Don Randel speaking from a podium

Don Randel, who recently retired as president of the Andrew W. Mellon Foundation, will give a talk at U.Va. on “How Universities Work,” on Nov. 1.

Don Randel, who recently retired as president of the Andrew W. Mellon Foundation, will visit the University of Virginia to give a talk on “How Universities Work,” at 5 p.m., Nov. 1 in the auditorium of the Mary and David Harrison Institute and Albert and Shirley Small Special Collections Library.

Free and open to the public, the lecture on the conditions and prospects of higher education is part of the U.Va. Institute of the Humanities & Global Cultures’ ongoing series on “The Future of the University.”
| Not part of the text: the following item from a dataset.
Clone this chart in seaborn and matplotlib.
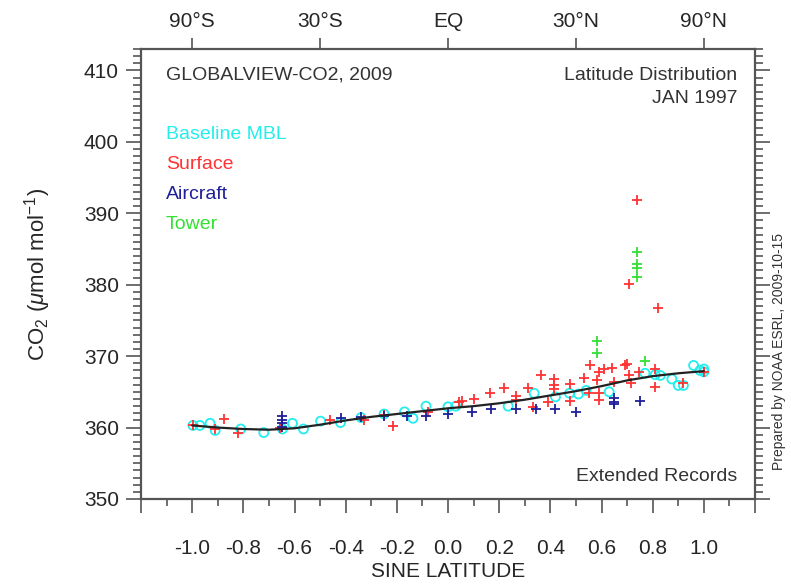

In addition to leading the Mellon Foundation, Randel was previously provost of Cornell University and president of the University of Chicago.

Alongside his many positions of academic leadership, he has long been internationally recognized as a distinguished musicologist and a specialist in music of the Middle Ages and Renaissance. He is editor of the Journal of the American Musicological Society and “The Harvard Dictionary of Music.”

“Is the university a business? Of course it is,” Randel has written. “But it is crucially important to understand what kind of a business it is, for its underlying logic and values are fundamentally different from those of other businesses, a fact that is woefully lost on some would-be reformers.”